Antonio Carlos Egypto
O MOINHO E A CRUZ (The Mill and The Cross). Polônia, 2011. Direção: Lech Majewski. Com Rutger Hauer, Charlotte Rampling, Michael York. 91 min.
O pintor Pieter Bruegel (1525?-1569) nasceu numa localidade que provavelmente se situa hoje na Holanda. A data de nascimento é também incerta. É fato que morreu em Bruxelas. Homem do Renascimento, retratou em suas telas toda a vida rural de pequenas aldeias, num mundo marcadamente medieval. Seus quadros pareciam querer abarcar tudo o que se fazia e se vivia naquele pequeno mundo, inclusive os medos, as fantasias, a insegurança, o terror. Mas a vida produtiva, as festividades, a comida, os trajes, os rituais religiosos, a vida compartilhada com os animais, as contendas, crueldades e o ser humano dentro da paisagem natural, sendo pequeno frente a ela, são características de sua obra.
É importante situar isso para falar do filme “O Moinho e a Cruz”, porque sua proposta é bem original. Ela parte de um quadro de Bruegel para recriá-lo no cinema, enfocando tudo o que tem nele e, dessa forma, descrevendo a sociedade rural do século XVI, tal como o artista a via e percebia. O quadro se move e se subdivide em suas múltiplas partes. Outras informações pertinentes à época retratada são utilizadas.
A ideia é perfeita, justamente porque o pintor buscava mesmo retratar a vida do povo flamengo nessas pequenas aldeias, com todos os seus elementos constitutivos. É curioso, porém, que a tela escolhida para o filme seja A ida ao calvário ou A procissão e o calvário, um tema religioso aparentemente deslocado de seu tempo. Sim, porque todas as características da sociedade que ele descrevia pictoricamente estão lá, assim como nas outras telas dele. O homem que carrega a cruz no centro do quadro não se destaca, nem se pode afirmar categoricamente que seja Jesus Cristo. O que está em jogo aí talvez seja mais a banalidade desse tipo de crueldade, assim como a de uma roda altíssima em que é posta uma vítima para ser mutilada pelos corvos ou mulheres enterradas vivas, como o filme acrescenta. O fato é que, na película, a crucificação desta figura é Cristo, com direito aos dois ladrões, aos clássicos trovões e à proximidade da mãe, a Virgem Maria, papel de Charlotte Rampling. No quadro, a figura equivalente existe, mas não está próxima da vítima. Reflete a dor por seu martírio mas não a vê.

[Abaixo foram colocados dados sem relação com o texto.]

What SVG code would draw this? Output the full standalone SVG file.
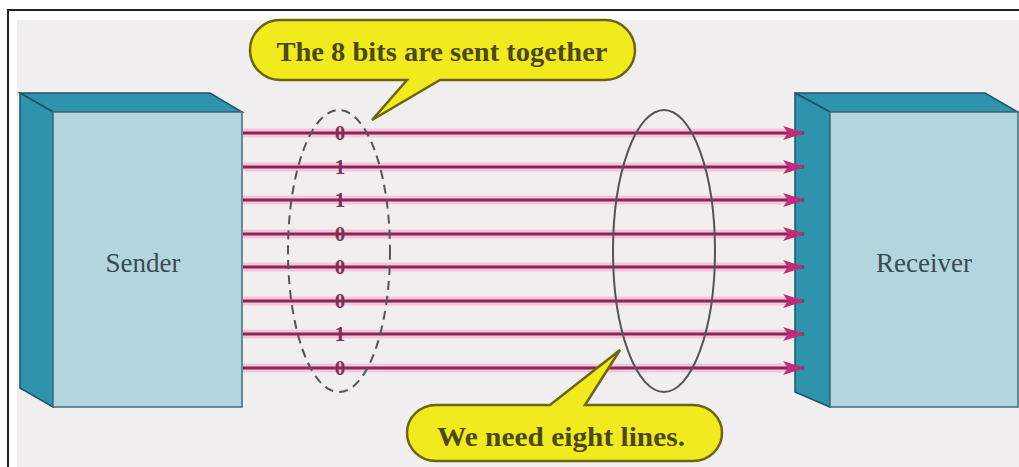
<svg xmlns="http://www.w3.org/2000/svg" width="1019" height="467" viewBox="0 0 1019 467">
<style>
.face{fill:#b3d6de;stroke:#3d6f7c;stroke-width:1.5}
.side{fill:#2f93ad;stroke:#1d5566;stroke-width:1.5}
.lbl{font-family:"Liberation Serif",serif;font-size:27px;fill:#3b4a50;text-anchor:middle}
.glow{stroke:#f8c3dd;stroke-width:9;fill:none}
.wire{stroke:#85294f;stroke-width:3;fill:none}
.bit{font-family:"Liberation Serif",serif;font-size:21px;font-weight:bold;fill:#7a3355;text-anchor:middle}
.call{fill:#f1ea1c;stroke:#6d6412;stroke-width:2.5}
.ctext{font-family:"Liberation Serif",serif;font-size:28px;font-weight:bold;fill:#4b4814;text-anchor:middle}
</style>
<defs>
<marker id="ah" markerWidth="22" markerHeight="16" refX="21" refY="8" orient="auto" markerUnits="userSpaceOnUse">
<path d="M0,1 L22,8 L0,15 L5,8 Z" fill="#c22a78"/>
</marker>
</defs>
<rect width="1019" height="467" fill="#ffffff"/>
<rect x="17" y="20" width="1002" height="447" fill="#f0eeee"/>
<path d="M8,467 V10 H1019" fill="none" stroke="#222" stroke-width="2"/>

<g id="sender">
<polygon class="side" points="20,93 210,93 242,112 53,112"/>
<polygon class="side" points="20,93 53,112 53,407 20,388"/>
<rect class="face" x="53" y="112" width="189" height="295"/>
<text class="lbl" x="143" y="272">Sender</text>
</g>

<g id="receiver">
<polygon class="side" points="795,93 985,93 1018,112 830,112"/>
<polygon class="side" points="795,93 830,112 830,407 795,392"/>
<rect class="face" x="830" y="112" width="188" height="295"/>
<text class="lbl" x="924" y="272">Receiver</text>
</g>

<g id="connectors">
<g class="glow">
<path d="M243,133H788M243,167H788M243,200H788M243,234H788M243,267H788M243,301H788M243,334H788M243,368H788"/>
</g>
<g class="wire">
<path d="M243,133H804" marker-end="url(#ah)"/>
<path d="M243,167H804" marker-end="url(#ah)"/>
<path d="M243,200H804" marker-end="url(#ah)"/>
<path d="M243,234H804" marker-end="url(#ah)"/>
<path d="M243,267H804" marker-end="url(#ah)"/>
<path d="M243,301H804" marker-end="url(#ah)"/>
<path d="M243,334H804" marker-end="url(#ah)"/>
<path d="M243,368H804" marker-end="url(#ah)"/>
</g>
</g>

<g id="bits">
<ellipse cx="339" cy="251" rx="51" ry="141" fill="none" stroke="#555" stroke-width="2" stroke-dasharray="9,6"/>
<text class="bit" x="340" y="140">0</text>
<text class="bit" x="340" y="174">1</text>
<text class="bit" x="340" y="207">1</text>
<text class="bit" x="340" y="241">0</text>
<text class="bit" x="340" y="274">0</text>
<text class="bit" x="340" y="308">0</text>
<text class="bit" x="340" y="341">1</text>
<text class="bit" x="340" y="375">0</text>
</g>

<g id="lines-group">
<ellipse cx="664" cy="251" rx="51" ry="141" fill="none" stroke="#555" stroke-width="2"/>
</g>

<g id="callout-top">
<path class="call" d="M280,20 H605 A30,30 0 0 1 605,80 H440 L372,120 L407,80 H280 A30,30 0 0 1 280,20 Z"/>
<text class="ctext" x="442" y="61" textLength="331" lengthAdjust="spacingAndGlyphs">The 8 bits are sent together</text>
</g>

<g id="callout-bottom">
<path class="call" d="M436,405 H550 L620,350 L585,405 H693 A29,28 0 0 1 693,461 H436 A29,28 0 0 1 436,405 Z"/>
<text class="ctext" x="561" y="446" textLength="248" lengthAdjust="spacingAndGlyphs">We need eight lines.</text>
</g>
</svg>
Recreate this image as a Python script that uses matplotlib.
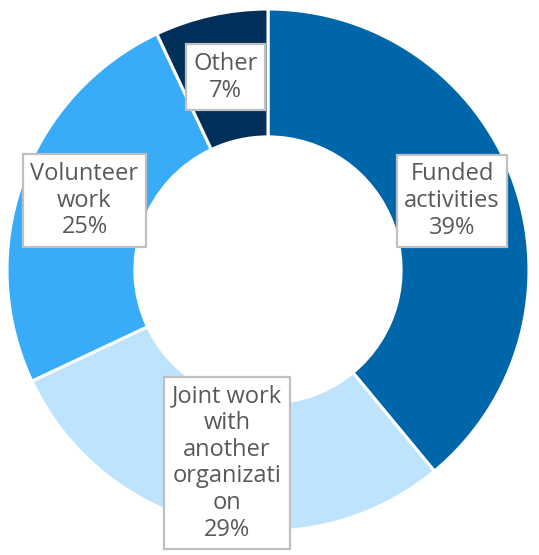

Deixando de lado, porém, o tema religioso, a caracterização da aldeia do século XVI é magnifíca. O visual do filme é tão caprichado e fiel ao que retrata Bruegel que tudo fica muito bonito e remete àquele tempo que podemos conceber a partir das pinturas.
O ritmo do filme é aquele em que supostamente viviam as pessoas, há muito pouca fala e a tela do cinema fica povoada de personagens grande parte do tempo, como se vê nos quadros de Bruegel. A recriação da paisagem é muito fiel.
Uma característica da tela em questão é muito bem explorada no filme: o moinho. Ele está a uma altura desproporcional à paisagem. Bem no alto, no ponto mais alto possível. O pintor, que é personagem do filme, construindo sua tela, diz que o moinho precisa estar no alto, porque ele concebeu o moleiro como representação de Deus, aquele que vê tudo de cima. Esse ponto de vista é explorado pela câmera, além de que o filme concebe o interior de tal moinho, sua enorme escadaria interna, suas engrenagens, as pás que o movem, dando uma dimensão que transcende a realidade concreta.
Bruegel, vivido pelo veterano ator Rutger Hauer, desenhando e concebendo o quadro, vivendo e observando tudo o que acontece, é também um ótimo recurso. “O Moinho e a Cruz” é, inegavelmente, um belo filme, sofisticado na sua concepção, plasticamente irretocável. É um filme dirigido a um público pequeno, mas que certamente saberá apreciar a sua estética.